## PROBLEM TO WORK ON
Each line below should be retyped exactly, with no pictures.

## DATA EXTRACT
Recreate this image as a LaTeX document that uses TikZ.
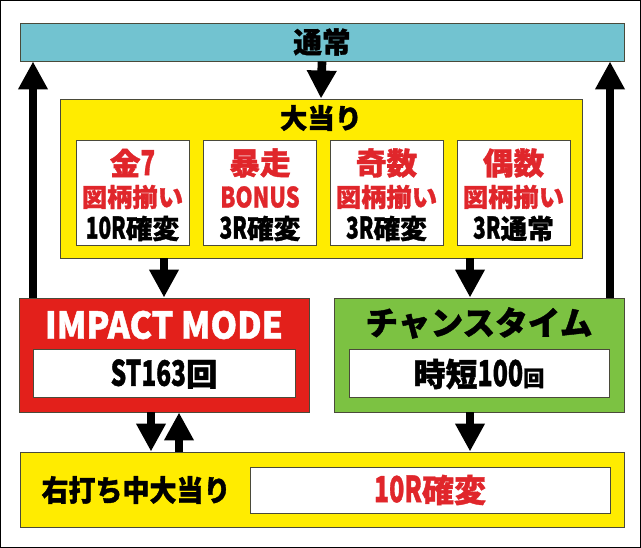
\documentclass[tikz,border=0pt]{standalone}
\usepackage{fontspec}
\usepackage{graphicx}
\newfontfamily\jp{Noto Sans CJK JP}[BoldFeatures={FakeBold=1.2}]
\usetikzlibrary{arrows.meta,calc}
\definecolor{cyanbox}{HTML}{72C3D0}
\definecolor{yel}{HTML}{FFEC00}
\definecolor{redbox}{HTML}{E3201B}
\definecolor{grnbox}{HTML}{7CC242}
\definecolor{redtxt}{HTML}{E0262B}
\definecolor{edge}{HTML}{4A4A3A}
\newcommand{\cond}[2]{\scalebox{#1}[1]{#2}}
\newcommand{\tall}[1]{\scalebox{0.78}[1.12]{#1}}
\newcommand{\fsz}[1]{\fontsize{#1}{#1}\selectfont}
\begin{document}
\begin{tikzpicture}[x=0.75pt,y=-0.75pt,
  box/.style={draw=edge,line width=0.7pt,inner sep=0pt,anchor=center},
  txt/.style={inner sep=0pt,anchor=center,font=\jp\bfseries},
  arr/.style={line width=6.5pt,-{Triangle[width=21pt,length=21pt]}},
]
\useasboundingbox (0,0) rectangle (641,548);
\node[box,draw=black,line width=0.8pt,minimum width={639.5*0.75pt},minimum height={546.5*0.75pt}] (frame) at (320.5,274) {};
% main boxes
\node[box,fill=cyanbox,minimum width={604*0.75pt},minimum height={38*0.75pt}] (tsujo) at (322,42) {};
\node[txt,font=\jp\bfseries\fsz{21.5pt}] (tsujoT) at (322,42) {通常};
\node[box,fill=yel,minimum width={522*0.75pt},minimum height={159*0.75pt}] (ooatari) at (321,178.5) {};
\node[txt,font=\jp\bfseries\fsz{20.5pt}] (ooatariT) at (321,118) {大当り};
% sub boxes
\foreach \n/\cx in {1/132.5,2/260,3/386.5,4/513.5}{
  \node[box,fill=white,minimum width={113*0.75pt},minimum height={105*0.75pt}] (s\n) at (\cx,192.5) {};
}
\tikzset{l1/.style={txt,text=redtxt,font=\jp\bfseries\fsz{23pt}},
         l2/.style={txt,text=redtxt,font=\jp\bfseries\fsz{19pt}},
         l3/.style={txt,text=black,font=\jp\bfseries\fsz{20pt}}}
\node[l1] (s1a) at (132.5,163) {金\tall{7}};
\node[l2] (s1b) at (132.5,197) {図柄揃い};
\node[l3] (s1c) at (132.5,228.5) {\tall{10R}確変};
\node[l1] (s2a) at (260,163) {暴走};
\node[l2] (s2b) at (260,197) {\cond{0.78}{\fsz{21pt}BONUS}};
\node[l3] (s2c) at (260,228.5) {\tall{3R}確変};
\node[l1] (s3a) at (386.5,163) {奇数};
\node[l2] (s3b) at (386.5,197) {図柄揃い};
\node[l3] (s3c) at (386.5,228.5) {\tall{3R}確変};
\node[l1] (s4a) at (513.5,163) {偶数};
\node[l2] (s4b) at (513.5,197) {図柄揃い};
\node[l3] (s4c) at (513.5,228.5) {\tall{3R}通常};
% IMPACT MODE
\node[box,fill=redbox,minimum width={290*0.75pt},minimum height={114*0.75pt}] (impact) at (164,355) {};
\node[txt,text=white] (impactT) at (164,325) {\resizebox{178.5pt}{21pt}{IMPACT MODE}};
\node[box,fill=white,minimum width={262*0.75pt},minimum height={48*0.75pt}] (impactW) at (164,373) {};
\node[txt,font=\jp\bfseries\fsz{23.5pt}] (impactV) at (164,374) {\tall{ST163}回};
% chance time
\node[box,fill=grnbox,minimum width={290*0.75pt},minimum height={114*0.75pt}] (chance) at (479,355) {};
\node[txt,font=\jp\bfseries\fsz{24.5pt}] (chanceT) at (479,323) {チャンスタイム};
\node[box,fill=white,minimum width={260*0.75pt},minimum height={48*0.75pt}] (chanceW) at (479,373) {};
\node[txt,font=\jp\bfseries\fsz{24pt}] (chanceV) at (479,374) {時短\tall{100}{\fsz{16pt}回}};
% bottom
\node[box,fill=yel,minimum width={604*0.75pt},minimum height={75*0.75pt}] (migi) at (322,489.5) {};
\node[txt,font=\jp\bfseries\fsz{22pt}] (migiT) at (136,490) {\cond{0.92}{右打ち中大当り}};
\node[box,fill=white,minimum width={360*0.75pt},minimum height={46*0.75pt}] (migiW) at (430,490) {};
\node[txt,text=redtxt,font=\jp\bfseries\fsz{24pt}] (migiV) at (430,490) {\tall{10R}確変};
% arrows
\draw[arr] (tsujo.south) -- (ooatari.north);
\coordinate (a1) at (164,0);
\draw[arr] (a1 |- ooatari.south) -- (a1 |- impact.north);
\coordinate (a2) at (470,0);
\draw[arr] (a2 |- ooatari.south) -- (a2 |- chance.north);
\coordinate (a3) at (33,0);
\draw[arr] (a3 |- impact.north) -- (a3 |- tsujo.south);
\coordinate (a4) at (610,0);
\draw[arr] (a4 |- chance.north) -- (a4 |- tsujo.south);
\coordinate (a5) at (151,0);
\draw[arr] (a5 |- impact.south) -- (a5 |- migi.north);
\coordinate (a6) at (179,0);
\draw[arr] (a6 |- migi.north) -- (a6 |- impact.south);
\draw[arr] (a2 |- chance.south) -- (a2 |- migi.north);
\end{tikzpicture}
\end{document}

## COMPLETE ANSWER
Recreate this image as a LaTeX document that uses TikZ.
\documentclass[tikz,border=0pt]{standalone}
\usepackage{fontspec}
\usepackage{graphicx}
\newfontfamily\jp{Noto Sans CJK JP}[BoldFeatures={FakeBold=1.2}]
\usetikzlibrary{arrows.meta,calc}
\definecolor{cyanbox}{HTML}{72C3D0}
\definecolor{yel}{HTML}{FFEC00}
\definecolor{redbox}{HTML}{E3201B}
\definecolor{grnbox}{HTML}{7CC242}
\definecolor{redtxt}{HTML}{E0262B}
\definecolor{edge}{HTML}{4A4A3A}
\newcommand{\cond}[2]{\scalebox{#1}[1]{#2}}
\newcommand{\tall}[1]{\scalebox{0.78}[1.12]{#1}}
\newcommand{\fsz}[1]{\fontsize{#1}{#1}\selectfont}
\begin{document}
\begin{tikzpicture}[x=0.75pt,y=-0.75pt,
  box/.style={draw=edge,line width=0.7pt,inner sep=0pt,anchor=center},
  txt/.style={inner sep=0pt,anchor=center,font=\jp\bfseries},
  arr/.style={line width=6.5pt,-{Triangle[width=21pt,length=21pt]}},
]
\useasboundingbox (0,0) rectangle (641,548);
\node[box,draw=black,line width=0.8pt,minimum width={639.5*0.75pt},minimum height={546.5*0.75pt}] (frame) at (320.5,274) {};
% main boxes
\node[box,fill=cyanbox,minimum width={604*0.75pt},minimum height={38*0.75pt}] (tsujo) at (322,42) {};
\node[txt,font=\jp\bfseries\fsz{21.5pt}] (tsujoT) at (322,42) {通常};
\node[box,fill=yel,minimum width={522*0.75pt},minimum height={159*0.75pt}] (ooatari) at (321,178.5) {};
\node[txt,font=\jp\bfseries\fsz{20.5pt}] (ooatariT) at (321,118) {大当り};
% sub boxes
\foreach \n/\cx in {1/132.5,2/260,3/386.5,4/513.5}{
  \node[box,fill=white,minimum width={113*0.75pt},minimum height={105*0.75pt}] (s\n) at (\cx,192.5) {};
}
\tikzset{l1/.style={txt,text=redtxt,font=\jp\bfseries\fsz{23pt}},
         l2/.style={txt,text=redtxt,font=\jp\bfseries\fsz{19pt}},
         l3/.style={txt,text=black,font=\jp\bfseries\fsz{20pt}}}
\node[l1] (s1a) at (132.5,163) {金\tall{7}};
\node[l2] (s1b) at (132.5,197) {図柄揃い};
\node[l3] (s1c) at (132.5,228.5) {\tall{10R}確変};
\node[l1] (s2a) at (260,163) {暴走};
\node[l2] (s2b) at (260,197) {\cond{0.78}{\fsz{21pt}BONUS}};
\node[l3] (s2c) at (260,228.5) {\tall{3R}確変};
\node[l1] (s3a) at (386.5,163) {奇数};
\node[l2] (s3b) at (386.5,197) {図柄揃い};
\node[l3] (s3c) at (386.5,228.5) {\tall{3R}確変};
\node[l1] (s4a) at (513.5,163) {偶数};
\node[l2] (s4b) at (513.5,197) {図柄揃い};
\node[l3] (s4c) at (513.5,228.5) {\tall{3R}通常};
% IMPACT MODE
\node[box,fill=redbox,minimum width={290*0.75pt},minimum height={114*0.75pt}] (impact) at (164,355) {};
\node[txt,text=white] (impactT) at (164,325) {\resizebox{178.5pt}{21pt}{IMPACT MODE}};
\node[box,fill=white,minimum width={262*0.75pt},minimum height={48*0.75pt}] (impactW) at (164,373) {};
\node[txt,font=\jp\bfseries\fsz{23.5pt}] (impactV) at (164,374) {\tall{ST163}回};
% chance time
\node[box,fill=grnbox,minimum width={290*0.75pt},minimum height={114*0.75pt}] (chance) at (479,355) {};
\node[txt,font=\jp\bfseries\fsz{24.5pt}] (chanceT) at (479,323) {チャンスタイム};
\node[box,fill=white,minimum width={260*0.75pt},minimum height={48*0.75pt}] (chanceW) at (479,373) {};
\node[txt,font=\jp\bfseries\fsz{24pt}] (chanceV) at (479,374) {時短\tall{100}{\fsz{16pt}回}};
% bottom
\node[box,fill=yel,minimum width={604*0.75pt},minimum height={75*0.75pt}] (migi) at (322,489.5) {};
\node[txt,font=\jp\bfseries\fsz{22pt}] (migiT) at (136,490) {\cond{0.92}{右打ち中大当り}};
\node[box,fill=white,minimum width={360*0.75pt},minimum height={46*0.75pt}] (migiW) at (430,490) {};
\node[txt,text=redtxt,font=\jp\bfseries\fsz{24pt}] (migiV) at (430,490) {\tall{10R}確変};
% arrows
\draw[arr] (tsujo.south) -- (ooatari.north);
\coordinate (a1) at (164,0);
\draw[arr] (a1 |- ooatari.south) -- (a1 |- impact.north);
\coordinate (a2) at (470,0);
\draw[arr] (a2 |- ooatari.south) -- (a2 |- chance.north);
\coordinate (a3) at (33,0);
\draw[arr] (a3 |- impact.north) -- (a3 |- tsujo.south);
\coordinate (a4) at (610,0);
\draw[arr] (a4 |- chance.north) -- (a4 |- tsujo.south);
\coordinate (a5) at (151,0);
\draw[arr] (a5 |- impact.south) -- (a5 |- migi.north);
\coordinate (a6) at (179,0);
\draw[arr] (a6 |- migi.north) -- (a6 |- impact.south);
\draw[arr] (a2 |- chance.south) -- (a2 |- migi.north);
\end{tikzpicture}
\end{document}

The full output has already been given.